Weingarten

IV/P/63

Deutschland, Baden-Württemberg
Basilika

© Bilder Orgelbau Kuhn AG, Männedorf

Orgelbau Th. Kuhn AG, 1983

Restaurierung

Orgel erbaut von
Joseph Gabler, 1736 - 1750
Windladen
Schleifladen
Traktur
mechanisch
Registratur
mechanisch
Einweihung
12.11.1983
Experte
Walter Supper + Kommission
Intonation
Kurt Baumann

Die Grosse Orgel der Basilika zu Weingarten ist wohl die berühmteste und sicher die grösste Denkmalorgel Süddeutschlands. Sie ist zugleich das unübertroffene Meisterwerk von Joseph Gabler (1700-1771), was umso bemerkenswerter ist, als es sich dabei erst um dessen zweite Orgel handelt. Der von Gabler selbst stammende Prospektentwurf ist tatsächlich genial zu nennen. Die Synthese von Orgel und Raumarchitektur zu einem einheitlichen Gesamtkunstwerk ist hier beispielhaft geglückt. In höchst raffinierter Art und Weise werden die sechs Fenster der Westfront in die Orgelgestaltung einbezogen und umspielt. Selbst der grosse zeitgenössische Gegner Gablers im Kloster, Pater Anselmus Wüntsch, gab unumwunden zu, dass Gabler bezüglich Prospektentwurf "ein ausbundt Meister" sei.

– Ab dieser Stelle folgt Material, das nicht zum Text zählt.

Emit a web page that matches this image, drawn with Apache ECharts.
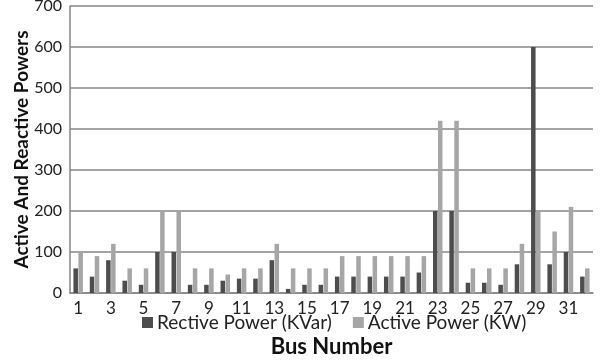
<!DOCTYPE html>
<html>
<head>
<meta charset="utf-8">
<script src="https://cdn.jsdelivr.net/npm/echarts@6/dist/echarts.min.js"></script>
<style>
  html, body { margin: 0; padding: 0; background: #fff; }
  #chart { width: 605px; height: 361px; }
</style>
</head>
<body>
<div id="chart"></div>
<script>
// Bus load data (bus numbers 1..32)
const buses = Array.from({ length: 32 }, (_, i) => String(i + 1));
const reactivePower = [60, 40, 80, 30, 20, 100, 100, 20, 20, 30, 35, 35, 80, 10, 20, 20,
                       40, 40, 40, 40, 40, 50, 200, 200, 25, 25, 20, 70, 600, 70, 100, 40];
const activePower = [100, 90, 120, 60, 60, 200, 200, 60, 60, 45, 60, 60, 120, 60, 60, 60,
                     90, 90, 90, 90, 90, 90, 420, 420, 60, 60, 60, 120, 200, 150, 210, 60];
const seriesNames = ['Rective Power (KVar)', 'Active Power (KW)'];

const font = 'Lato, Open Sans, sans-serif';
const chart = echarts.init(document.getElementById('chart'));
chart.setOption({
  animation: false,
  grid: { left: 70, right: 12, top: 6, bottom: 68, containLabel: false, outerBoundsMode: 'none' },
  legend: {
    data: seriesNames,
    top: 313,
    left: 142,
    padding: 0,
    itemWidth: 11,
    itemHeight: 11,
    itemGap: 21,
    icon: 'rect',
    textStyle: { fontFamily: font, fontSize: 19, color: '#222', padding: [0, 0, 0, -1] }
  },
  xAxis: {
    type: 'category',
    data: buses,
    name: 'Bus Number',
    nameLocation: 'middle',
    nameGap: 43,
    nameMoveOverlap: false,
    nameTextStyle: { fontFamily: font, fontSize: 22, fontWeight: 'bold', color: '#111' },
    axisLine: { lineStyle: { color: '#868686', width: 1.5 } },
    axisTick: { show: false },
    axisLabel: { interval: 1, fontFamily: font, fontSize: 17, color: '#222', margin: 7 }
  },
  yAxis: {
    type: 'value',
    min: 0, max: 700, interval: 100,
    name: 'Active And Reactive Powers',
    nameLocation: 'middle',
    nameGap: 39,
    nameMoveOverlap: false,
    nameTextStyle: { fontFamily: font, fontSize: 19, fontWeight: 'bold', color: '#111' },
    axisLine: { show: true, lineStyle: { color: '#868686', width: 1.5 } },
    axisTick: { show: false },
    axisLabel: { fontFamily: font, fontSize: 16, color: '#222', margin: 8 },
    splitLine: { lineStyle: { color: '#868686', width: 1.5 } }
  },
  series: [
    { name: seriesNames[0], type: 'bar', data: reactivePower, itemStyle: { color: '#4d4d4d' },
      barGap: '10%', barCategoryGap: '42%' },
    { name: seriesNames[1], type: 'bar', data: activePower, itemStyle: { color: '#a6a6a6' } }
  ]
});
</script>
</body>
</html>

Die eigentliche Bauzeit der Orgel dauerte von 1737 bis 1750 und wurde für Gabler zu einer grossen wirtschaftlichen und menschlichen Belastung. Zwei Ereignisse waren für ihn geradezu katastrophal: der Klosterbrand vom 2. Dezember 1737 sowie ein Abtwechsel am 13. November 1738. Die Klosterschreinerei, welche gemäss Vertrag das Gehäuse herstellen sollte, war wegen des Brandes während Jahren überlastet, sodass es zu gewaltigen Terminverzögerungen kam, welche dann wiederum Gabler angelastet wurden.

Aber nicht nur der Entwurf, auch die technische Ausführung, insbesondere der Windladen und der Mechanik, ist von sehr hoher Qualität. Verschiedene technische Tricks sorgen dafür, dass das Werk trotz seiner weitausladenden Anlage einigermassen bequem spielbar blieb. Gabler realisierte hier zudem den ersten freistehenden Spieltisch in Deutschland. Die Zahl der Pfeifen sollte nach den verschiedenen Verträgen (1737, 1739, 1741, 1745) insgesamt 6666 betragen, nach klösterlicher Tradition der Anzahl der Peitschenhiebe bei der Geisselung Jesu entsprechend. Diese Zahl wurde indessen bei der Ausführung nie genau erreicht.

Hinsichtlich der Klanggestaltung sind ebenfalls ganz aussergewöhnliche Merkmale festzustellen. Bei den gemischten Stimmen fallen besonders die überaus grossen Chorzahlen auf. Die vielchörigen Register Sesquialter und Cornette sind zudem eigentlich repetierende Terzmixturen, der charakteristische 1 3/5' - Chor wird oft erst bei c' erreicht. Aber selbst normale Register besetzt Gabler gerne doppelt bis dreifach, vor allem auch Streicher. Wahrscheinlich wurde damit eine chorische Wirkung angestrebt. Der letzte Vertrag von 1745 umschreibt die Klangvorstellungen für die verschiedenen Werke wie folgt: Hauptwerk penetrant, Oberwerk (+Kronpositiv) douce, Echowerk lieblich, Brustpositiv douce, Hauptpedal pompos, Brustpedal scharpf. Nach heutigen Massstäben beurteilt klingt die ganze Orgel nicht übermässig laut, sondern eher etwas verhalten kammermusikalisch. Zarte Pastellfarben sind in allen Teilwerken zu finden.

Bei der Restaurierung 1981-83 wurden alle zwischenzeitlich erfolgten Veränderungen und Erweiterungen rückgängig gemacht. Freilich mussten auf Wunsch der Orgelkommission zwei Kompromisse eingegangen werden: der originale Pedalumfang C-g° wurde um 7 Töne bis d‘ erweitert, ferner wurde die ungleichschwebende Temperatur Gablers etwas modifiziert und entschärft.